Abstract
Miniaturized and rationally assembled nanostructures exhibit extraordinarily distinct physical properties beyond their individual units. This talk will focus on structured nanoparticle lattices that show unique optical coupling with lattice spacings engineered close to the wavelength of light. By harnessing different materials systems and lattice designs, various light-matter interactions can be engineered such as nanoscale lasing and ultrafast energy transfers. In analogy to chameleons in nature, we achieved reconfigurable, mechanical control of nanoscale lasing by modulating lattice spacings of gold nanoparticles on an elastomeric substrate. Multiscale nanoparticle superlattices can support various band-edge states for controlled multi-color lasing. Integrating upconverting nanoparticles with metal nanoparticle lattices enables continuous-wave upconverting lasing at room temperature with record-low power thresholds. The structured nanomaterials can serve as a versatile, scalable platform for large-scale quantum optics and energy harvesting applications.
About the Speaker
Danqing Wang is a Miller research fellow hosted by Prof. Junqiao Wu in the Department of Materials Science and Engineering at University of California, Berkeley.
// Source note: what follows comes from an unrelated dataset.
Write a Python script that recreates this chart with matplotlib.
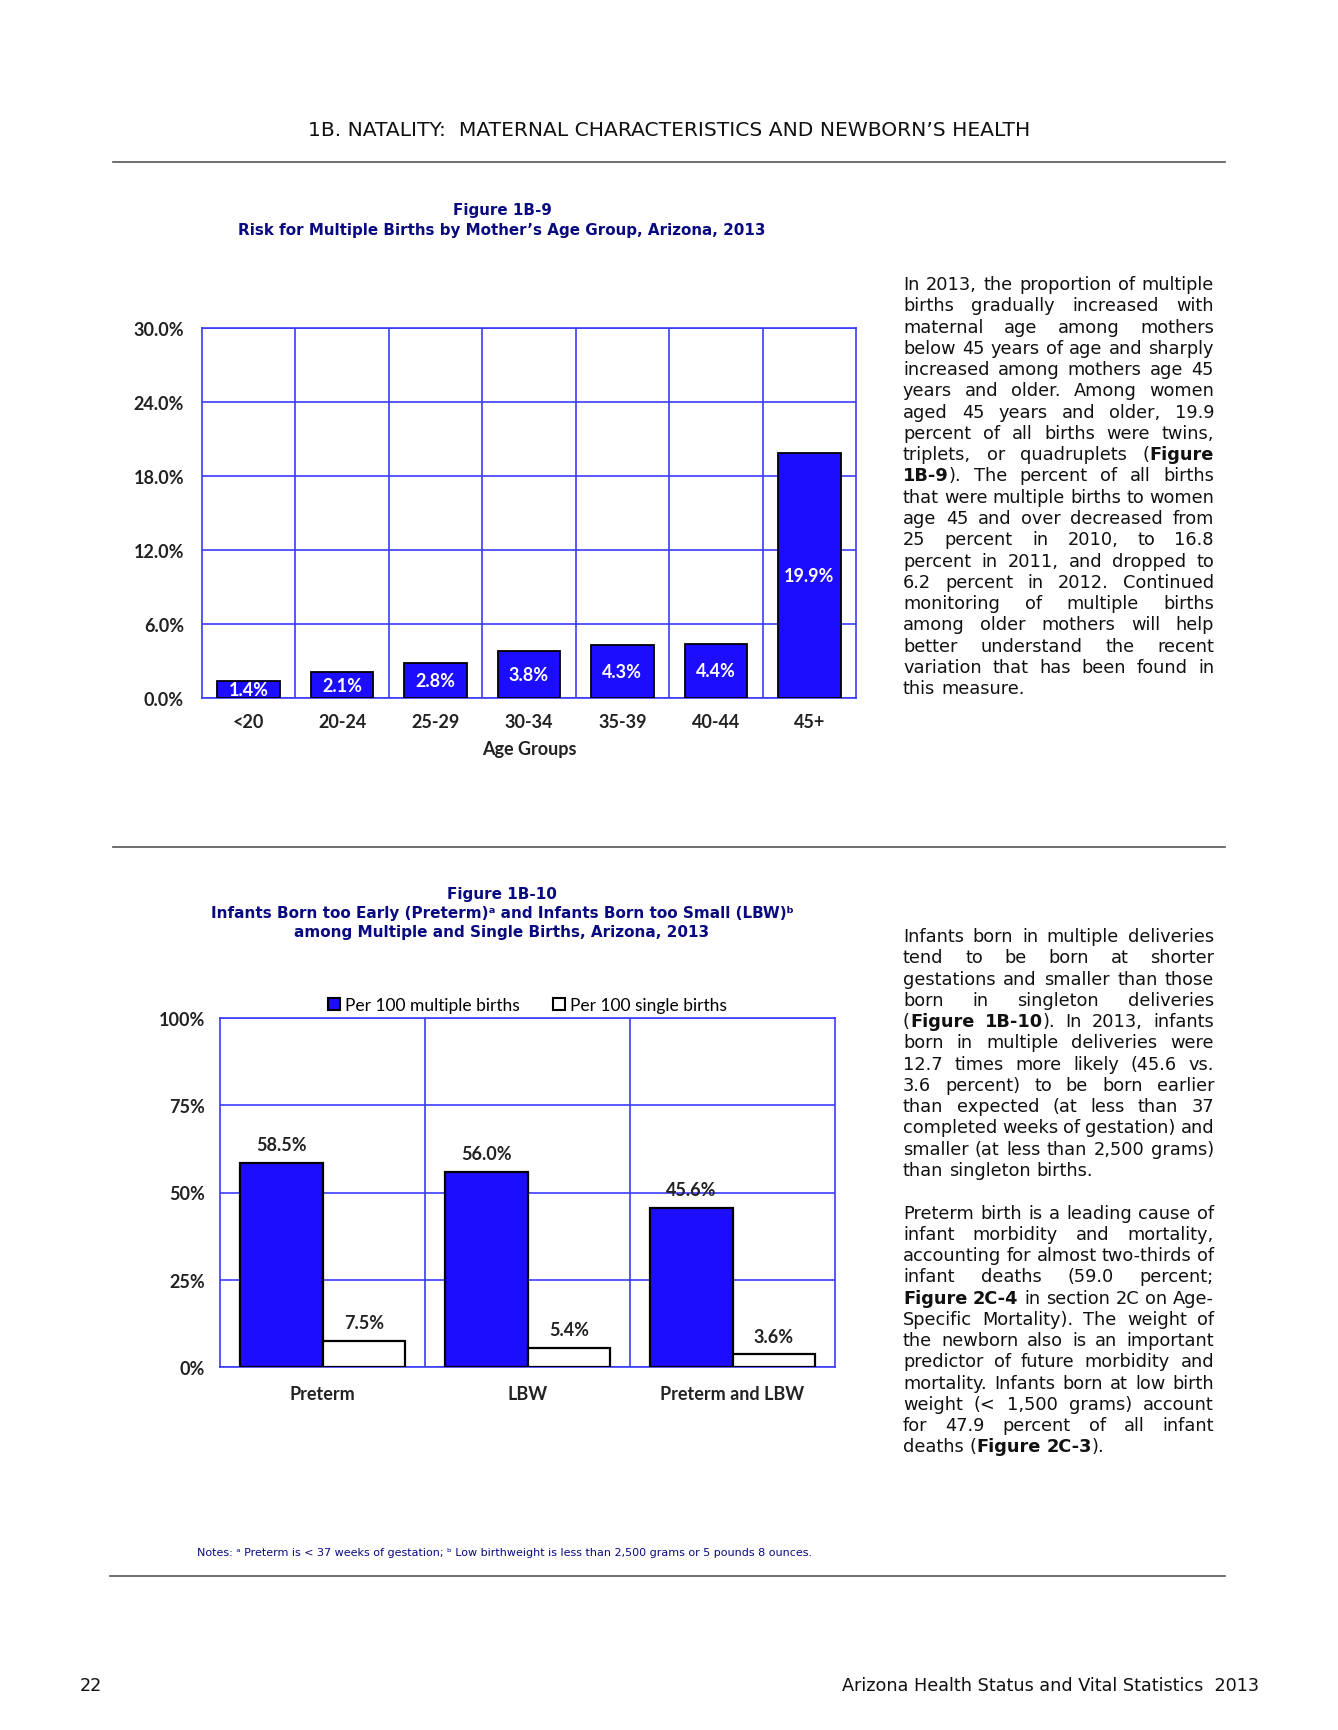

Danqing received her Ph.D. degree in Applied Physics from Northwestern University in 2019, as co-advised by Prof. Teri W. Odom and Prof. George C. Schatz. In 2013, she earned her B.S. degree in Physics at Nanjing University, China. Danqing’s graduate research focuses on structural engineering of metal nanoparticle lattices and their light-matter interactions with different gain materials. Her future research interest is on unconventional optical behaviors of functional and structured nanomaterials with applications in energy harvesting and quantum engineering. Danqing is the recipient of several fellowships and awards, including the Miller Research Fellowship, Material Research Society Graduate Student Silver Award, and Forbes 30 Under 30 in Science, Class of 2021.